Wie passt das Thema Design und Kreativität eigentlich mit Innovation und digitale Transformation zusammen?

Man kann es gleichsetzen. Digitale Transformation ist ja nichts anderes als ein technischer Prozess. Das ist genauso gut wie die handwerkliche Transformation, wie die Transformation im Neolithikum von den Händen zum Werkzeug hin. Das ist ein Prozess, der kognitiv gesteuert wird. Genau das ist Design: Innovation und Management mit den Teilaspekten Leadership und Strategie. Design nähert sich eben von der ästhetischen Seite und alle anderen wie Managementtheorie, Betriebswirtschaft, Wirtschaftspsychologie nähern sich von der sprachlichen Seite.

Es gibt also die Dialektik der Wahrnehmung, der Ästhetik und anderseits die Logik, die Rationalität der Sprache. Man könnte sagen, das ist eins oder man sagt, es sind zwei Seiten einer Medaille. Es gibt dazwischen keinen Unterschied, zumindest in den Zielen nicht. Das Ziel ist immer eine Innovation. Es gibt keine Innovation ohne Design.

 

Mit welchen Fragen zum Themenfeld digitale Innovation, Leadership und Gestaltung beschäftigen Sie sich aktuell?

Mich beschäftigen die Methoden, die Künstler anwenden. Es ist so, dass eigentlich alle Methoden, bis hin zum Design Thinking, eigentlich künstlerische Methoden sind. Sie sind seit der Moderne, also seit circa 120 Jahren, eine völlige Selbstverständlichkeit im künstlerischen Feld.

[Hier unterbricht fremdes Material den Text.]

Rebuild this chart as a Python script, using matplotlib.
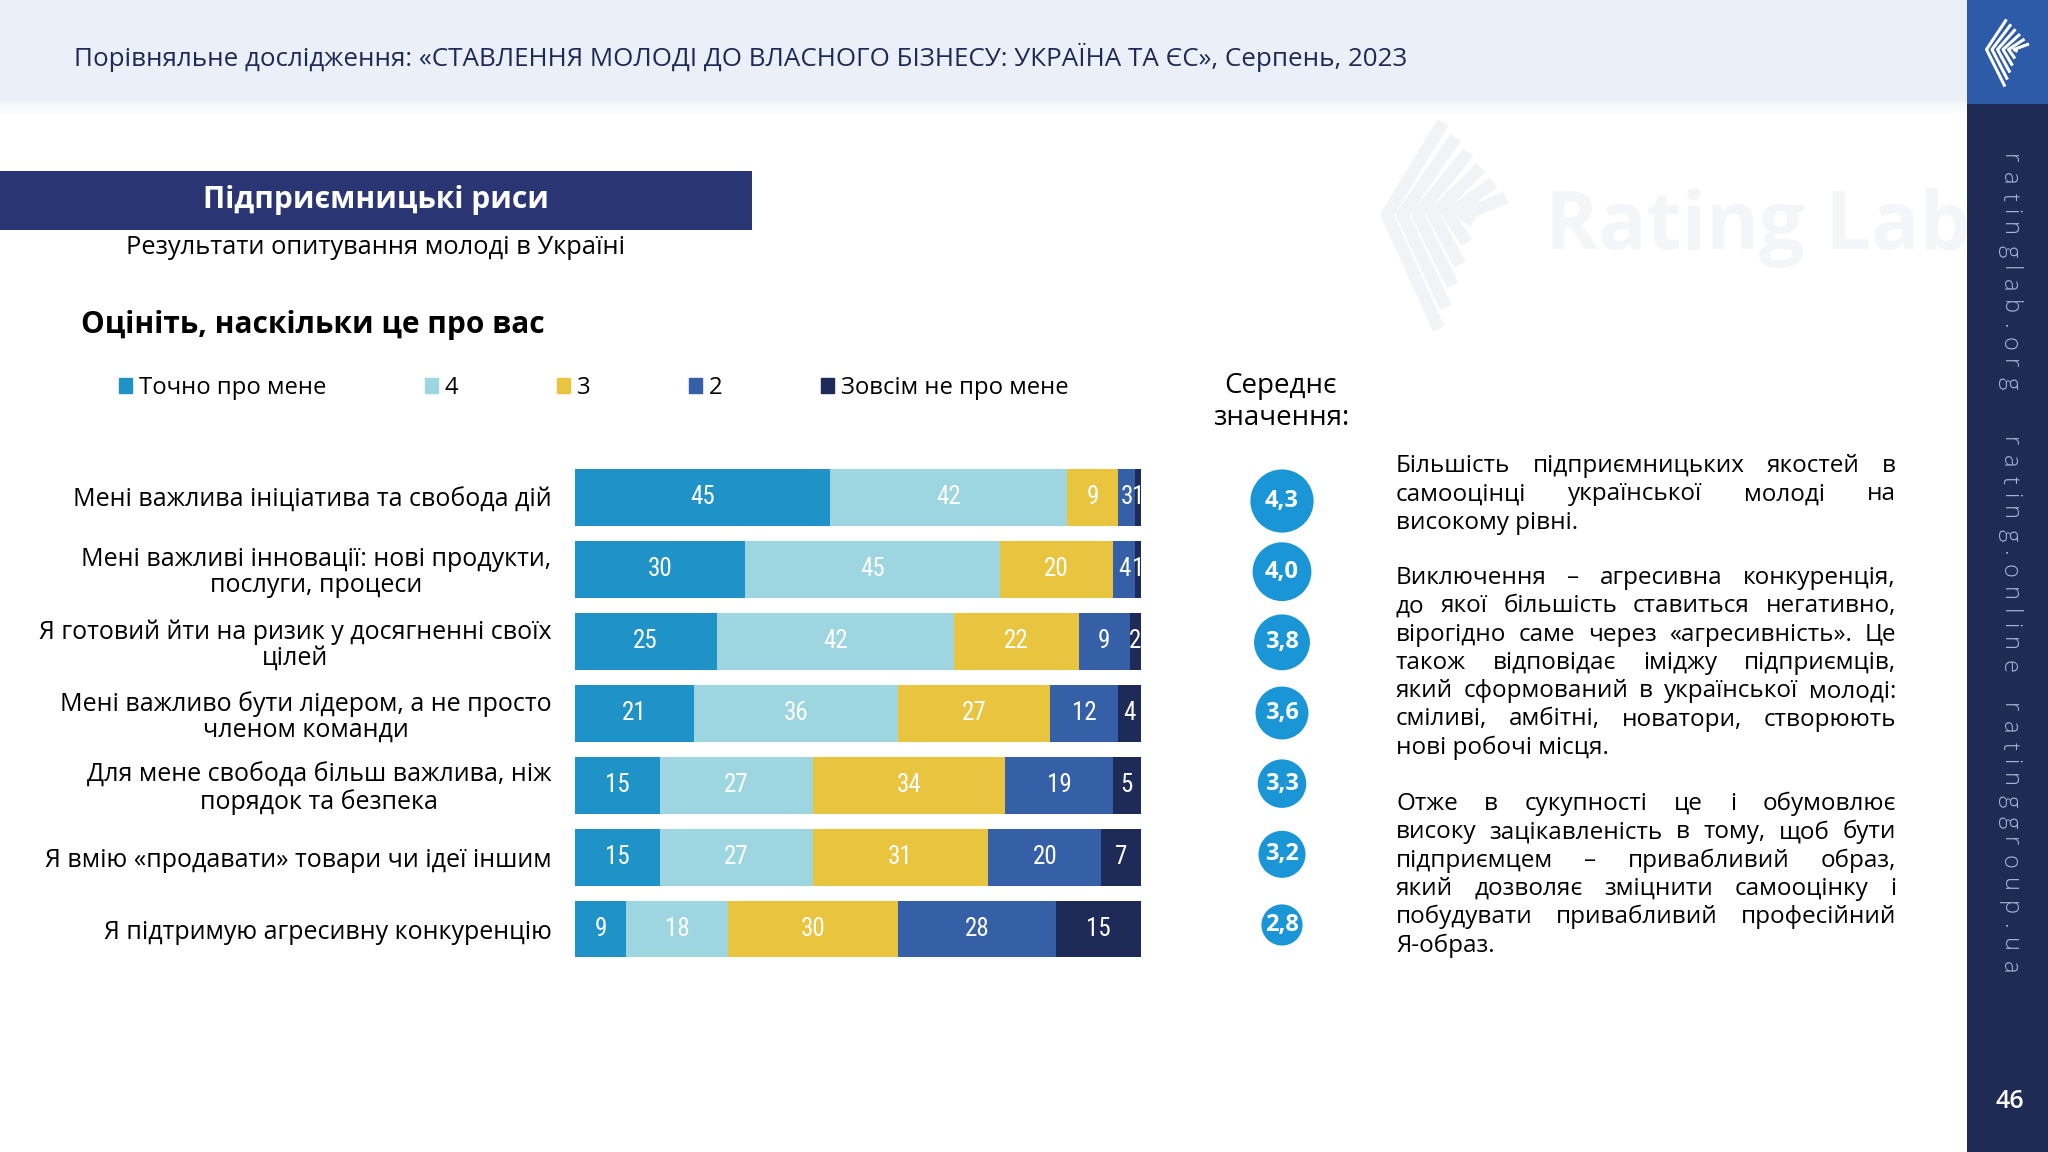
import matplotlib.pyplot as plt
from matplotlib.patches import Patch, Rectangle
import numpy as np

plt.rcParams['font.family'] = ['Open Sans', 'DejaVu Sans']

# --- data ---
categories = [
    'Мені важлива ініціатива та свобода дій',
    'Мені важливі інновації: нові продукти,\nпослуги, процеси',
    'Я готовий йти на ризик у досягненні своїх\nцілей',
    'Мені важливо бути лідером, а не просто\nчленом команди',
    'Для мене свобода більш важлива, ніж\nпорядок та безпека',
    'Я вмію «продавати» товари чи ідеї іншим',
    'Я підтримую агресивну конкуренцію',
]
series_names = ['Точно про мене', '4', '3', '2', 'Зовсім не про мене']
s5 = [45, 30, 25, 21, 15, 15, 9]
s4 = [42, 45, 42, 36, 27, 27, 18]
s3 = [9, 20, 22, 27, 34, 31, 30]
s2 = [3, 4, 9, 12, 19, 20, 28]
s1 = [1, 1, 2, 4, 5, 7, 15]
means = [4.3, 4.0, 3.8, 3.6, 3.3, 3.2, 2.8]

colors = ['#1f93c8', '#9dd5e0', '#e8c43f', '#3560a8', '#1e2a57']
navy = '#1e2a57'

header = ('Порівняльне дослідження: «СТАВЛЕННЯ МОЛОДІ ДО ВЛАСНОГО БІЗНЕСУ: '
          'УКРАЇНА ТА ЄС», Серпень, 2023')
paragraphs = [
    ['Більшість підприємницьких якостей в',
     'самооцінці української молоді на',
     'високому рівні.'],
    ['Виключення – агресивна конкуренція,',
     'до якої більшість ставиться негативно,',
     'вірогідно саме через «агресивність». Це',
     'також відповідає іміджу підприємців,',
     'який сформований в української молоді:',
     'сміливі, амбітні, новатори, створюють',
     'нові робочі місця.'],
    ['Отже в сукупності це і обумовлює',
     'високу зацікавленість  в тому, щоб бути',
     'підприємцем – привабливий образ,',
     'який дозволяє зміцнити самооцінку і',
     'побудувати привабливий професійний',
     'Я-образ.'],
]

W, H = 2048, 1152
fig = plt.figure(figsize=(W / 100, H / 100), dpi=100)
fig.patch.set_facecolor('white')

# background / decoration layer in pixel units
bg = fig.add_axes([0, 0, 1, 1], zorder=0)
bg.set_xlim(0, W)
bg.set_ylim(H, 0)
bg.axis('off')
renderer = fig.canvas.get_renderer()


def text_w(s, **kw):
    t = bg.text(0, 0, s, **kw)
    w = t.get_window_extent(renderer).width
    t.remove()
    return w


def fit_size(s, width, base=16, **kw):
    return base * width / text_w(s, fontsize=base, **kw)


# header band with soft shadow
bg.add_patch(Rectangle((0, 0), 1967, 102, color='#ebeff8', lw=0))
for i in range(6):
    bg.add_patch(Rectangle((0, 102 + i * 2), 1967, 2, color='#e4e8f2', alpha=0.35 - i * 0.05, lw=0))
bg.text(74, 57, header, fontsize=fit_size(header, 1333), color=navy, va='center', ha='left')

# right sidebar
bg.add_patch(Rectangle((1967, 0), 81, H, color='#1f2b55', lw=0))
bg.add_patch(Rectangle((1967, 0), 81, 104, color='#2e5ba8', lw=0))


def chevrons(x0, y0, w, h, color, lw, n=6, alpha=1.0):
    for i in range(n):
        top = (x0 + w * (0.45 + 0.09 * i), y0 + h * (0.02 + 0.07 * i))
        left = (x0 + w * (0.05 + 0.11 * i), y0 + h * 0.45)
        bot = (x0 + w * (0.42 + 0.05 * i), y0 + h * (0.98 - 0.1 * i))
        bg.plot([top[0], left[0], bot[0]], [top[1], left[1], bot[1]],
                color=color, lw=lw, alpha=alpha, solid_capstyle='butt')


chevrons(1984, 18, 50, 70, 'white', 2.2)

# faint watermark
chevrons(1380, 118, 140, 215, '#f1f2f5', 9, alpha=0.9)
bg.text(1545, 228, 'Rating Lab', fontsize=58, fontweight='bold', color='#f4f5f8',
        va='center', ha='left')

# sidebar vertical tracked text
side_kw = dict(fontsize=17, color='#a9b3d3', fontweight='light')
for s, (y0, y1) in zip(['ratinglab.org', 'rating.online', 'ratinggroup.ua'],
                       [(154, 389), (437, 673), (703, 973)]):
    ws = [text_w(c, **side_kw) for c in s]
    gap = (y1 - y0 - sum(ws)) / (len(s) - 1)
    cur = y0
    for c, w in zip(s, ws):
        bg.text(2009, cur + w / 2, c, rotation=270, ha='center', va='center',
                rotation_mode='anchor', **side_kw)
        cur += w + gap
bg.text(2010, 1101, '46', fontsize=18, color='white', fontweight='semibold',
        ha='center', va='center')

# title block
bg.add_patch(Rectangle((0, 171), 752, 59, color='#2a3673', lw=0))
bg.text(376, 200, 'Підприємницькі риси', fontsize=21.5, fontweight='bold',
        color='white', ha='center', va='center')
sub = 'Результати опитування молоді в Україні'
bg.text(376, 248, sub, fontsize=fit_size(sub, 500), color='black', ha='center', va='center')
bg.text(81, 325, 'Оцініть, наскільки це про вас', fontsize=21.5,
        fontweight='bold', color='black', ha='left', va='center')
bg.text(1281, 402, 'Середнє\nзначення:', fontsize=20, color='black',
        ha='center', va='center', linespacing=1.15)

# --- stacked bars ---
ax = fig.add_axes([575 / W, 1 - 965 / H, (1141 - 575) / W, (965 - 461.5) / H], zorder=2)
ax.patch.set_alpha(0)
y = np.arange(len(categories))
left = np.zeros(len(categories))
vals = [s5, s4, s3, s2, s1]
for name, v, c in zip(series_names, vals, colors):
    v = np.array(v, dtype=float)
    ax.barh(y, v, left=left, height=0.79, color=c, label=name)
    for yi, (l, vi) in enumerate(zip(left, v)):
        ax.text(l + vi / 2, yi, f'{int(vi)}', ha='center', va='center',
                color='white', fontsize=18,
                family=['Liberation Sans Narrow', 'Roboto Condensed', 'DejaVu Sans'])
    left += v
ax.set_xlim(0, 100)
ax.set_ylim(len(categories) - 0.5, -0.5)
lab_size = fit_size(categories[0], 479)
ax.set_yticks(y, categories)
ax.tick_params(axis='y', length=0, pad=17, labelsize=lab_size)
for t in ax.get_yticklabels():
    t.set_multialignment('center')
    t.set_linespacing(1.05)
ax.set_xticks([])
for sp in ax.spines.values():
    sp.set_visible(False)

# legend
leg_size = fit_size(series_names[0], 187)
handles = [Patch(color=c) for c in colors]
fig.legend(handles, series_names, loc='center left',
           bbox_to_anchor=(119 / W, 1 - 388 / H), ncol=5, frameon=False,
           fontsize=leg_size, handlelength=0.55, handleheight=0.55,
           handletextpad=0.27, columnspacing=99 / (leg_size * 100 / 72),
           borderpad=0, borderaxespad=0)

# --- mean circles ---
ax2 = fig.add_axes([1240 / W, 1 - 960.3 / H, 84 / W, (960.3 - 465.7) / H], zorder=2)
ax2.axis('off')
ax2.set_xlim(-1, 1)
ax2.set_ylim(len(means) - 0.5, -0.5)
diam_pt = np.array(means) * 14.7 * 72 / 100
ax2.scatter(np.zeros(len(means)), y, s=diam_pt ** 2, color='#1a96d6', lw=0)
for yi, m in zip(y, means):
    ax2.text(0, yi, f'{m:.1f}'.replace('.', ','), ha='center', va='center',
             color='white', fontsize=17, fontweight='bold')

# --- justified commentary ---
para_kw = dict(fontsize=17.5, color='black', va='center', ha='left')
x0, x1 = 1396, 1896
line_h = 28.3
for lines, ystart in zip(paragraphs, [466, 578, 804]):
    for i, line in enumerate(lines):
        yy = ystart + i * line_h
        words = line.split()
        if i == len(lines) - 1 or len(words) < 2:
            bg.text(x0, yy, line, **para_kw)
            continue
        ws = [text_w(wd, **para_kw) for wd in words]
        gap = (x1 - x0 - sum(ws)) / (len(words) - 1)
        cx = x0
        for wd, w in zip(words, ws):
            bg.text(cx, yy, wd, **para_kw)
            cx += w + gap

fig.savefig('out.png', dpi=100)
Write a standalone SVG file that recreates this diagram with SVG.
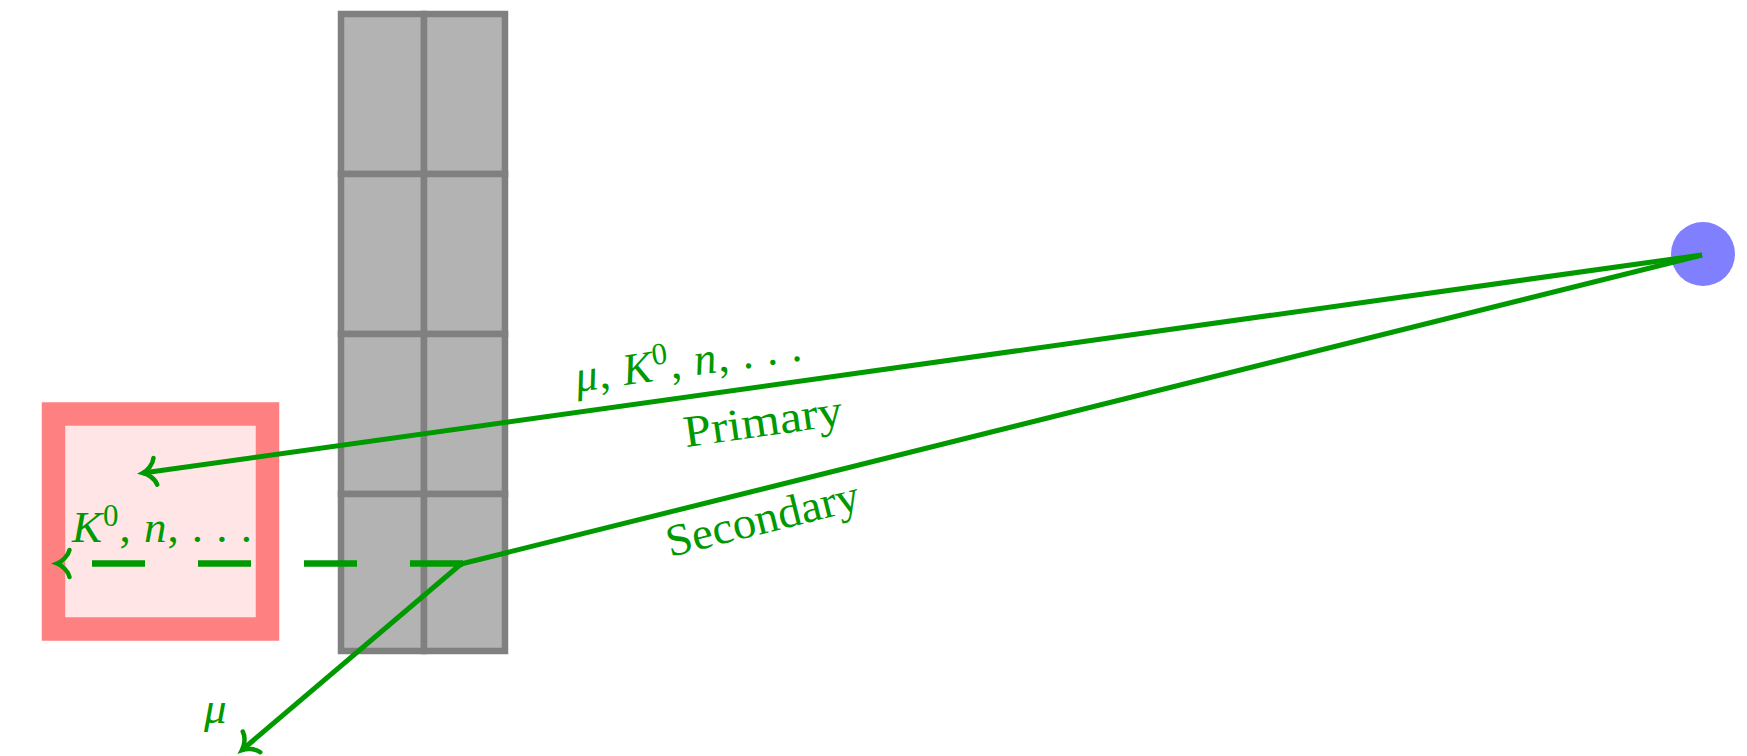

Diese gilt es zu systematisieren. Es gilt zu fragen: Was kann ich denn damit anfangen? Mit dem “Kreativitätsimperativ”, wie Andreas Reckwitz das macht: Also man MUSS kreativ sein. Vom Bäcker bis zum Busfahrer bis zur Universitätsprofessorin MUSS man kreativ sein, man hat keine andere Chance. Man kann nicht als Reinigungskraft sagen: Ich bin total unkreativ. Es ist ein Imperativ. Man muss es. Ich frage mich, was sind die Auslöser: Woher kommt diese Notwendigkeit, kreativ zu sein? Da bin ich auf der Suche nach den entsprechenden Instanzen in der Kulturgeschichte, in der Kunstgeschichte, in der Mediengeschichte, in den verschiedenen Theorien.

 

Welche Gestaltung im Digitalen hast dich zuletzt so richtig positiv überrascht, und warum?

NFTs. Da kommt ja keiner dran vorbei. Die ganze Kryptokunst, die da jetzt eine Rolle spielt, interessiert mich. NFT und Krytkunst, das ist schon sehr verwunderlich, weil es sich bei NFTs ja eigentlich um ein Verwaltungssystem handelt. Die einzige Innovation daran ist, dass es eine neue Art der Verwaltung ist, der Verwaltung von Werten. Für mich ist da die Frage, wie ich über diese Verwaltungsinnovation zur Ästhetik komme. Wie kommt es dazu, dass man sagt: Das ist super spannend, das gucke ich mir auch an oder da mache ich jetzt auch mit. Ist das nur ein Zwang, weil alle mitmachen, oder macht es auch irgendwie Sinn? Macht es ästhetischen Sinn? Finanziellen Sinn ergibt es, aber ergibt es auch einen ästhetischen Sinn? Das verwundert mich schon und da weiß ich auch keine Antwort.

 

Was erwartet die TeilnehmerInnen in deinem Seminar?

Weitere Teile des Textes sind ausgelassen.